===== MATERIALS PROVIDED

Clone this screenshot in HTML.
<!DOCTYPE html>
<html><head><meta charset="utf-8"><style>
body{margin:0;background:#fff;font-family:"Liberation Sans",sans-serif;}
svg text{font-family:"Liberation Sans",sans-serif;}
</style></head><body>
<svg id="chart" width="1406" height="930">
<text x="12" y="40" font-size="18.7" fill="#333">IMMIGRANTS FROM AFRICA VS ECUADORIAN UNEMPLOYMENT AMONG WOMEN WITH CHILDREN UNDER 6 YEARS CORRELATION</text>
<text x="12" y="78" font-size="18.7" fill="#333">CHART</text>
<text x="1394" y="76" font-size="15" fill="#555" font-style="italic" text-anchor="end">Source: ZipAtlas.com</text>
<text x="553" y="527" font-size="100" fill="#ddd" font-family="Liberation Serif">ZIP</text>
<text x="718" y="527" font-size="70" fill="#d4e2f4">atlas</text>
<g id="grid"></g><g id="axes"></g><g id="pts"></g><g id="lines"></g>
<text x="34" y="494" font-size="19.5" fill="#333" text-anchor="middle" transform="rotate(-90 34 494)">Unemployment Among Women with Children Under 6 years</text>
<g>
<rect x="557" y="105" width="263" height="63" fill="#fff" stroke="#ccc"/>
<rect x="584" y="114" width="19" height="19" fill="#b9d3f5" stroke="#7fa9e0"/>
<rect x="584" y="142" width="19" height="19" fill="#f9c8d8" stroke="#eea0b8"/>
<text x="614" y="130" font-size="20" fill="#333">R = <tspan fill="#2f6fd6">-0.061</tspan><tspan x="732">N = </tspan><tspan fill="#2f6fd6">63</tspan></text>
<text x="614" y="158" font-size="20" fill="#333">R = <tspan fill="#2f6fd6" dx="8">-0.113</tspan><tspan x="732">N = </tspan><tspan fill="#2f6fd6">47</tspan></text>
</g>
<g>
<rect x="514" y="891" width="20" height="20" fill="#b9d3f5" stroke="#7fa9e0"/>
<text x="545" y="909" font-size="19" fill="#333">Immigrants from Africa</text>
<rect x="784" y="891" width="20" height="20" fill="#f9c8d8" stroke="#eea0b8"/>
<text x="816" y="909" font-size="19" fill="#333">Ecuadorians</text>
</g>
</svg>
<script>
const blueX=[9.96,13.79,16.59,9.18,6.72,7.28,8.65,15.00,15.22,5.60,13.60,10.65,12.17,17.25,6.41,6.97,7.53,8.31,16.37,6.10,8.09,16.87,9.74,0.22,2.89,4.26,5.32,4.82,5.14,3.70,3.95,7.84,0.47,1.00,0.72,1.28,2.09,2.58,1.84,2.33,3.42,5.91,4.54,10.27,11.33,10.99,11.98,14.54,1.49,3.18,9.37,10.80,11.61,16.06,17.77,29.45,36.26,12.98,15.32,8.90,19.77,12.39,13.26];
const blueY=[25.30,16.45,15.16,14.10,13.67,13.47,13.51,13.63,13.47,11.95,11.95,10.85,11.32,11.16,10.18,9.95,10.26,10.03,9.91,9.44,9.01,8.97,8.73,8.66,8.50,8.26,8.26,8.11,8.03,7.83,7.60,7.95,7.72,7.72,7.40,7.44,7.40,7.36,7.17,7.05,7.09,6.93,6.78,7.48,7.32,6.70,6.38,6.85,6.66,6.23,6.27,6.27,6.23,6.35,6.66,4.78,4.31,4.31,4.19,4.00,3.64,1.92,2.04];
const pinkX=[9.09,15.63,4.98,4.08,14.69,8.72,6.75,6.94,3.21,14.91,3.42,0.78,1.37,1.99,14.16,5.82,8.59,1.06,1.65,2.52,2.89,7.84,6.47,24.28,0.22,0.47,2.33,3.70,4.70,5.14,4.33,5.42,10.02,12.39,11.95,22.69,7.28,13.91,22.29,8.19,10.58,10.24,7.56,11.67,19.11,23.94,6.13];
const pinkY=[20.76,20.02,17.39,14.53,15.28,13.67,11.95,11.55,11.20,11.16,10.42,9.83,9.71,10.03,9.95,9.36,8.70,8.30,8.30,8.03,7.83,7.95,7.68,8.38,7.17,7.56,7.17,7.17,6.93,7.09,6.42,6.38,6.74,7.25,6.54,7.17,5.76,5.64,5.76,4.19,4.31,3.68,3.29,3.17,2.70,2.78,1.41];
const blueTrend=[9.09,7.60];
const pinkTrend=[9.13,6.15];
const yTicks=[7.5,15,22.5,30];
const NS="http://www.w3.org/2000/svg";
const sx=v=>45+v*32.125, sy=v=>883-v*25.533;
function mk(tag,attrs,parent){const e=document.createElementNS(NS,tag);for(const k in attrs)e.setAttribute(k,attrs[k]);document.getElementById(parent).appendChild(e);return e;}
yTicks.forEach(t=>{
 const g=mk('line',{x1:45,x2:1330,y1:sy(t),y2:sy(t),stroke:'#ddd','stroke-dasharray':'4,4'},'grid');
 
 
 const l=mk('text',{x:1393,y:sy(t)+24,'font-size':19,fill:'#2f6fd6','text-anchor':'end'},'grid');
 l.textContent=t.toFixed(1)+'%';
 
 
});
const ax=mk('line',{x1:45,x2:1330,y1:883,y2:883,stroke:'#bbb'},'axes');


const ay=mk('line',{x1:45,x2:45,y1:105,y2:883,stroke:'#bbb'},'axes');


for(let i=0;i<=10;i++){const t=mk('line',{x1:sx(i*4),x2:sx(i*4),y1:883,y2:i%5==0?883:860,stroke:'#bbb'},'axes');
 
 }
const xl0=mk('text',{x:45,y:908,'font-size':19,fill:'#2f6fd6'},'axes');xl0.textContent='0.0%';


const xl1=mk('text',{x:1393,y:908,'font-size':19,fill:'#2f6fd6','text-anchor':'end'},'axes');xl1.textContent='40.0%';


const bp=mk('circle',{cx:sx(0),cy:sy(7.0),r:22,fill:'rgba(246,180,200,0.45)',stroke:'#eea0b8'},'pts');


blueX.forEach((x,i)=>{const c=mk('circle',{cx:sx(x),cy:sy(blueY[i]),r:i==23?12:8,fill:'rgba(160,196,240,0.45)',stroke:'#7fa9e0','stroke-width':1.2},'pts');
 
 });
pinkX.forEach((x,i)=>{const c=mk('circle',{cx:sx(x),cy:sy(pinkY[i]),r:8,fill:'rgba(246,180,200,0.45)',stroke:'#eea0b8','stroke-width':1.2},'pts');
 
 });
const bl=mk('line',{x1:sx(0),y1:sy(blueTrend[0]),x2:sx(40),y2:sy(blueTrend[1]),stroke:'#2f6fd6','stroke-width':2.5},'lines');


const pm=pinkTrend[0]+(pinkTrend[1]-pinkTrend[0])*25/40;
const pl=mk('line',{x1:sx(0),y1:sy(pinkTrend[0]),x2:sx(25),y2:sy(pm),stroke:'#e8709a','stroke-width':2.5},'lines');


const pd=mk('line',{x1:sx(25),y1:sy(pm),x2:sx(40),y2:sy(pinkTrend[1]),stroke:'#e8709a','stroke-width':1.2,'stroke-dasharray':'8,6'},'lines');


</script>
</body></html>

==========
===== MATERIALS PROVIDED

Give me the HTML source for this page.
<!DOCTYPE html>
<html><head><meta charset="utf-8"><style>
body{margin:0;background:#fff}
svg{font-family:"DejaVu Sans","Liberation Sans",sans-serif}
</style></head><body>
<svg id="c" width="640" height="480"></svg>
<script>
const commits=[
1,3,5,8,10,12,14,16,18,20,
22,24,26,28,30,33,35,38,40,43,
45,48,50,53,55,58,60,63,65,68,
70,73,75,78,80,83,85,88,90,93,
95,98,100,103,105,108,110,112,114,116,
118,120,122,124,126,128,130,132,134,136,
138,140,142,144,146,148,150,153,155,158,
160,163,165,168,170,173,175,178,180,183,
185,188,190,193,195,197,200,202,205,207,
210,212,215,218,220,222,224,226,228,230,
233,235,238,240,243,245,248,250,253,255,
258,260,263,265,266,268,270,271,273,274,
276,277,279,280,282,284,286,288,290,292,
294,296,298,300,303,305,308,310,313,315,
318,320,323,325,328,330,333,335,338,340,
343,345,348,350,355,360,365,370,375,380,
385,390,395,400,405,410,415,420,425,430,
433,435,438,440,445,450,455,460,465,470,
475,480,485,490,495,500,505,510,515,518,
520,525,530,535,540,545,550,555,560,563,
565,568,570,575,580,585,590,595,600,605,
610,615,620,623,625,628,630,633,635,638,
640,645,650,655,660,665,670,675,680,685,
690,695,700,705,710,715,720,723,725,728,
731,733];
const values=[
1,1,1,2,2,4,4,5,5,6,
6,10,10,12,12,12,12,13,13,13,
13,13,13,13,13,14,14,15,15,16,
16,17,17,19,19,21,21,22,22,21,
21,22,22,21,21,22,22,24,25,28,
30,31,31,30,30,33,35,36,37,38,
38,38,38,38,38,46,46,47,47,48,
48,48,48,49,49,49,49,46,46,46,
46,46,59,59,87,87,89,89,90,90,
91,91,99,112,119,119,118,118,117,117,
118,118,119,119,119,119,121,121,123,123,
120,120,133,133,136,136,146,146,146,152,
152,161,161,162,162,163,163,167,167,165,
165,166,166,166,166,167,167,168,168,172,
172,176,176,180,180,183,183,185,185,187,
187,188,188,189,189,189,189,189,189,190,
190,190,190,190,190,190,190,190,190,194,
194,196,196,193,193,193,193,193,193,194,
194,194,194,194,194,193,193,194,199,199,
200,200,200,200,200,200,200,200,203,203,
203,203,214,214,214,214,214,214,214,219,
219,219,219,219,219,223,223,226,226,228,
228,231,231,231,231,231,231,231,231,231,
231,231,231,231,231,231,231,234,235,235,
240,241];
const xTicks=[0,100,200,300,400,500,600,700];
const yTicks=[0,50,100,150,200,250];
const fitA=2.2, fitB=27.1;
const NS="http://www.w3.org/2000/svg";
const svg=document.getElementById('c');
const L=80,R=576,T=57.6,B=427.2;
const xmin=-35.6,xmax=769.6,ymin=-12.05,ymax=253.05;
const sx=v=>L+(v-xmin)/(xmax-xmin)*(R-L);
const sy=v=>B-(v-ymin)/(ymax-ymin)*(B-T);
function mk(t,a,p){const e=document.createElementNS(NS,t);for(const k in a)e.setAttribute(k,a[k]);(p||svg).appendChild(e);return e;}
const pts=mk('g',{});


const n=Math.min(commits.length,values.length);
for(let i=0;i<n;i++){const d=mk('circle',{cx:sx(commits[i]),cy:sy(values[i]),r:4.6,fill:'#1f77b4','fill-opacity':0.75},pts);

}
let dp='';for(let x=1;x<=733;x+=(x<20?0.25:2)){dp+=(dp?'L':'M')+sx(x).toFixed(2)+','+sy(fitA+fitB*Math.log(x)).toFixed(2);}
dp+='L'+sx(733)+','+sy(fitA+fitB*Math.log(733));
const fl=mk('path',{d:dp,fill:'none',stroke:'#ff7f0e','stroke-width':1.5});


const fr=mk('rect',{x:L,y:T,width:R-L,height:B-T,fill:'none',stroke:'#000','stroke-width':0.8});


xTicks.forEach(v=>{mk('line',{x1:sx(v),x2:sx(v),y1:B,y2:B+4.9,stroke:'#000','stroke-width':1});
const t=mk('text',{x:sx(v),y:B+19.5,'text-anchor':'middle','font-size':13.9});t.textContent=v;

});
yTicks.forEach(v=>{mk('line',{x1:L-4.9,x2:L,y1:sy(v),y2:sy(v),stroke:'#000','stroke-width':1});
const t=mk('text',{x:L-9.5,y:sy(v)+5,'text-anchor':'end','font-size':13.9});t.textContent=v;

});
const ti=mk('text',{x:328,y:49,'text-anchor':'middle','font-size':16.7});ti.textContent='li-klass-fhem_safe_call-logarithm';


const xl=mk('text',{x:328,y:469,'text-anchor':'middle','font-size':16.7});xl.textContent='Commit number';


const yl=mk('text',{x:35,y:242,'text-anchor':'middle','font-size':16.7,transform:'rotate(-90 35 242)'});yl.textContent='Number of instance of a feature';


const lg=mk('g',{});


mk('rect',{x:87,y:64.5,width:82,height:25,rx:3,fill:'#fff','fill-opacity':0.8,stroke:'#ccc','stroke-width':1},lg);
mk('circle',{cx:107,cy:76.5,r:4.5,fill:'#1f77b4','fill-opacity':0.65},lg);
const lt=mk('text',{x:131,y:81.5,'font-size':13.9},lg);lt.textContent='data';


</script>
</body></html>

==========
===== MATERIALS PROVIDED

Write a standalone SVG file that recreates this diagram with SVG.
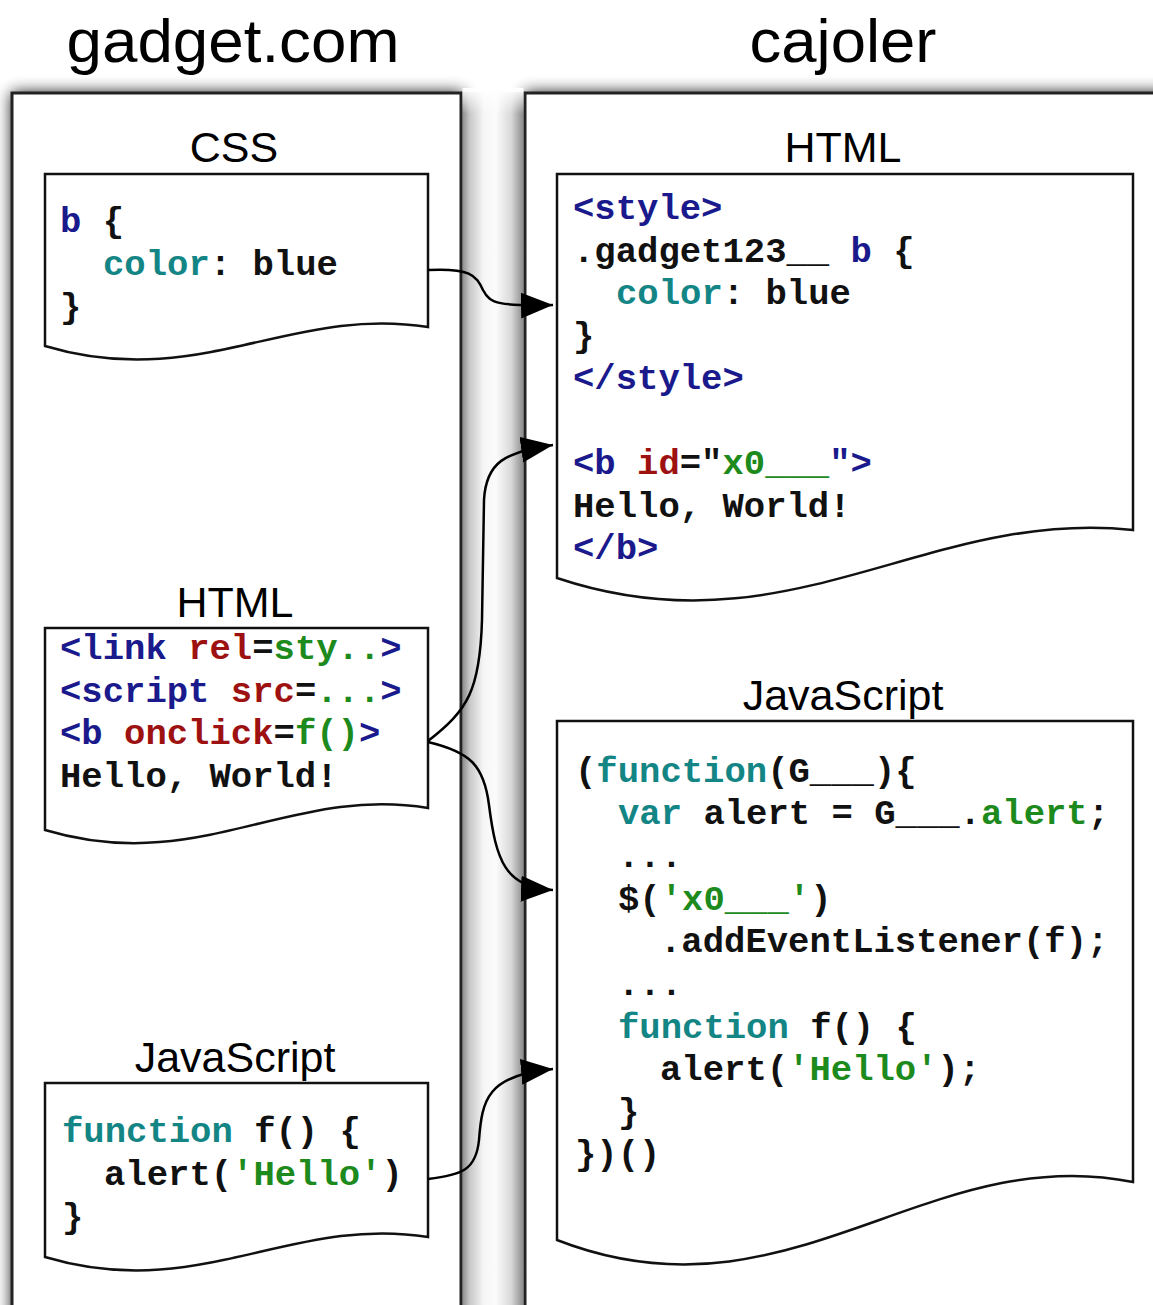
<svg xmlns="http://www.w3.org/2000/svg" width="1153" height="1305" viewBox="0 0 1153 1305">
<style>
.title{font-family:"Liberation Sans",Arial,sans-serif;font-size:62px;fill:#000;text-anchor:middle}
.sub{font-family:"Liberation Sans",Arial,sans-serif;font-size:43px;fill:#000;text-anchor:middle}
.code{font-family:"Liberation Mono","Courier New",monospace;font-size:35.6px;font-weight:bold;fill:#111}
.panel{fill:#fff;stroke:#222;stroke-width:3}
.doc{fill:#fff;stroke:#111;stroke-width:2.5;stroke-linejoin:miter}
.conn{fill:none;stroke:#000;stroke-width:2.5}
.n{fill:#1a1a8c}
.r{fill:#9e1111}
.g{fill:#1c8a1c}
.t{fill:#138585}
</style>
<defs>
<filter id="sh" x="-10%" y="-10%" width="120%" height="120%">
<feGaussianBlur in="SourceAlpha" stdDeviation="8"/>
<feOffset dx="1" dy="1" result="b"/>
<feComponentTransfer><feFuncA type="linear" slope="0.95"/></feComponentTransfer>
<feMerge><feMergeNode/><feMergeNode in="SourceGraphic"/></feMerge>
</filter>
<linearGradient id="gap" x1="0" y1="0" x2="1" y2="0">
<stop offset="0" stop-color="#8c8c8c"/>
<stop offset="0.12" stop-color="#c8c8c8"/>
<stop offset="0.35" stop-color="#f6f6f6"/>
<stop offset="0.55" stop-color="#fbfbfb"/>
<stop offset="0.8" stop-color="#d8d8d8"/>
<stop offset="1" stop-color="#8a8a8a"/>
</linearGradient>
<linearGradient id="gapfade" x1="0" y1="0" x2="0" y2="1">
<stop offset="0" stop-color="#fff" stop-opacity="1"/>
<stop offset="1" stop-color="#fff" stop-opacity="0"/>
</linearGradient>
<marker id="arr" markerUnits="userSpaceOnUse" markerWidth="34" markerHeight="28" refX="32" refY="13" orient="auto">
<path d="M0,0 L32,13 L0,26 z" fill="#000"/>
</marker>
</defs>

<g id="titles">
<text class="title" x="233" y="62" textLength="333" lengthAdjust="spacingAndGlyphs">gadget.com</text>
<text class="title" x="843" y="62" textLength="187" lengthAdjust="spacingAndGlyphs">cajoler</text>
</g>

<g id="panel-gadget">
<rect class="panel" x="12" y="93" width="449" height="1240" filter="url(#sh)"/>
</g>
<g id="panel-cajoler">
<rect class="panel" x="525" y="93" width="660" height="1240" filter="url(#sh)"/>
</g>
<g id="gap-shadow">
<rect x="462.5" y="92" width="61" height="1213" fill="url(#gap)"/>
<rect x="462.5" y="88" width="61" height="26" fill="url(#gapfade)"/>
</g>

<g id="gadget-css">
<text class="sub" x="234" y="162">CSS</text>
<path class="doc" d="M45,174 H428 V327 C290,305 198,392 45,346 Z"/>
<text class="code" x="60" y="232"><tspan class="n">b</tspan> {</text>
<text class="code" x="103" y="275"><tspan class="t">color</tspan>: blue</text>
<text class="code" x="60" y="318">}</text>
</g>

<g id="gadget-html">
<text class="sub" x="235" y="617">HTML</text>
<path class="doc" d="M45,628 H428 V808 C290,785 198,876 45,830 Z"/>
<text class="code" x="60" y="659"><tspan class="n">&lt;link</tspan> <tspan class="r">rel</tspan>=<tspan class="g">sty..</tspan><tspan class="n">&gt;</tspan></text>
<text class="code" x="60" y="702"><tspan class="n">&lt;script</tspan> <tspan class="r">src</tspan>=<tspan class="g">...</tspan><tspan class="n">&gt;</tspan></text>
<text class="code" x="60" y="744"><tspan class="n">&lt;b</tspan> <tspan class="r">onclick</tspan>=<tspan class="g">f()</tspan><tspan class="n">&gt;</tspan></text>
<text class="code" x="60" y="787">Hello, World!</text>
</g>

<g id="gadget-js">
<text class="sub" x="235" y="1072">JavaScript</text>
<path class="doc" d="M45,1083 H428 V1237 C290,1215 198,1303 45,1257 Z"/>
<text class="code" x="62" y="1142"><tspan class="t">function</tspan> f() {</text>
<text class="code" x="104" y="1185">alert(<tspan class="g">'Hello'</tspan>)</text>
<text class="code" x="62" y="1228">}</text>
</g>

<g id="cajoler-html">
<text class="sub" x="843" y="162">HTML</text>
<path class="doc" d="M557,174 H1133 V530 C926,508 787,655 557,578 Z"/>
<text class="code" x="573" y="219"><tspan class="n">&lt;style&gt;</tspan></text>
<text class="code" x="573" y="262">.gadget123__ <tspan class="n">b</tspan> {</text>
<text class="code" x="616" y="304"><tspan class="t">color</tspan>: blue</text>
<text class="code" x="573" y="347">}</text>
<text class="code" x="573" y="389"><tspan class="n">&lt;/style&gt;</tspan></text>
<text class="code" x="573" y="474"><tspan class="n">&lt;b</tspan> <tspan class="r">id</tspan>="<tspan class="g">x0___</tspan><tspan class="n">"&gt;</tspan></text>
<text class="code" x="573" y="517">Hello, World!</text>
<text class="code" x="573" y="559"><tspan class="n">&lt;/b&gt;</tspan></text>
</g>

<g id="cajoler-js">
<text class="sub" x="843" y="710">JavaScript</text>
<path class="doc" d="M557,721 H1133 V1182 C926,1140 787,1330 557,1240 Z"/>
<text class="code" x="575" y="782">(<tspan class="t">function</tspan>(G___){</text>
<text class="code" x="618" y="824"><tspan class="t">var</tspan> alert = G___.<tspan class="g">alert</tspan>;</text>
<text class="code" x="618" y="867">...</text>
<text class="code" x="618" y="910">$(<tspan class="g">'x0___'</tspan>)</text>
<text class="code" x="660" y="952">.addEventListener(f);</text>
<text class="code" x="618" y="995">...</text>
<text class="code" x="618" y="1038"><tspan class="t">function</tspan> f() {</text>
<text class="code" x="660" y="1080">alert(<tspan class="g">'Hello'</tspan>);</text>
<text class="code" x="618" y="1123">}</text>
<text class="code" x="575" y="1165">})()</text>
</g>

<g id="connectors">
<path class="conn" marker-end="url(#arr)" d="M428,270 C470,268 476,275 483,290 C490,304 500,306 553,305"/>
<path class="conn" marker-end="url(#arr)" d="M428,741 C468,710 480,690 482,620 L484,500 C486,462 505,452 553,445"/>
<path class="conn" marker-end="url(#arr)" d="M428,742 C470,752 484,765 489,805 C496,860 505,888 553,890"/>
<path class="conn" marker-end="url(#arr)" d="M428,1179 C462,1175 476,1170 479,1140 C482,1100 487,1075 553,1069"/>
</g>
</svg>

==========

## EXERCISE
Review the preceding data and report every line that includes the string "this".

## ANSWER TO THE EXERCISE
Clone this screenshot in HTML.
Give me the HTML source for this page.
Write a standalone SVG file that recreates this diagram with SVG.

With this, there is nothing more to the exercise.